Any advice for Mayor Bloomberg?
Our votes count. I was for the Jets thing because it brings in money and it's not messing up anyone's community. If it was, I don't know if I could totally support that. You have to respect history, landmarks.

The community of Greenwich Village always kept a short leash on the politicians, but now NYU wants to the circle moved so that all the students can be on one side for graduation. But the students don't care, and the students don't want the park closed for umpteen years. Lord knows there'd be three different mayors before it's done. All the construction, the debris—who wants to be around that?

Best place to eat or drink?
I like 40 Miles on 125th and Broadway. They make good drinks, Chinese food, seafood, everything.

What's the craziest thing you've on the streets of New York?
The Naked Cowboy in Times Square. I can't believe they let anybody walk around with tight briefs and "Naked" on their back.

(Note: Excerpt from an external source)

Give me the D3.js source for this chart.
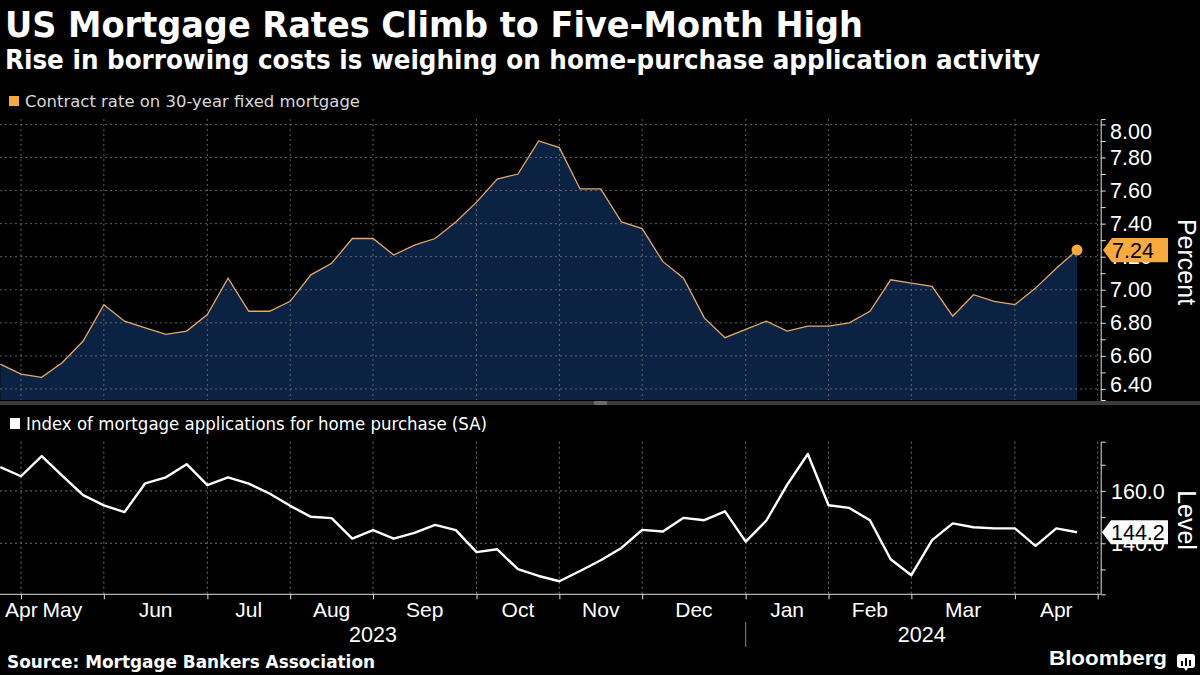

Where are Tic and Tac ten years from now?
Doing film, being actors. We're already comedians. I see us doing more comedy and more acting. And if we lose the love for dancing… We really felt that we could take dancing over. Actually, for some reason dance is the black sheep of hip-hop. Breaking into dance actually opened up the doors for rap, DJing, and so on. And now they don't care to pay the dancers what they should.

If the world were ending tomorrow, how would you spend your last 24 hours?
Workin' Washington Square Park. I would hope it was a Saturday, we'd do our three or four shows. Washington Square Park made us the people who we are.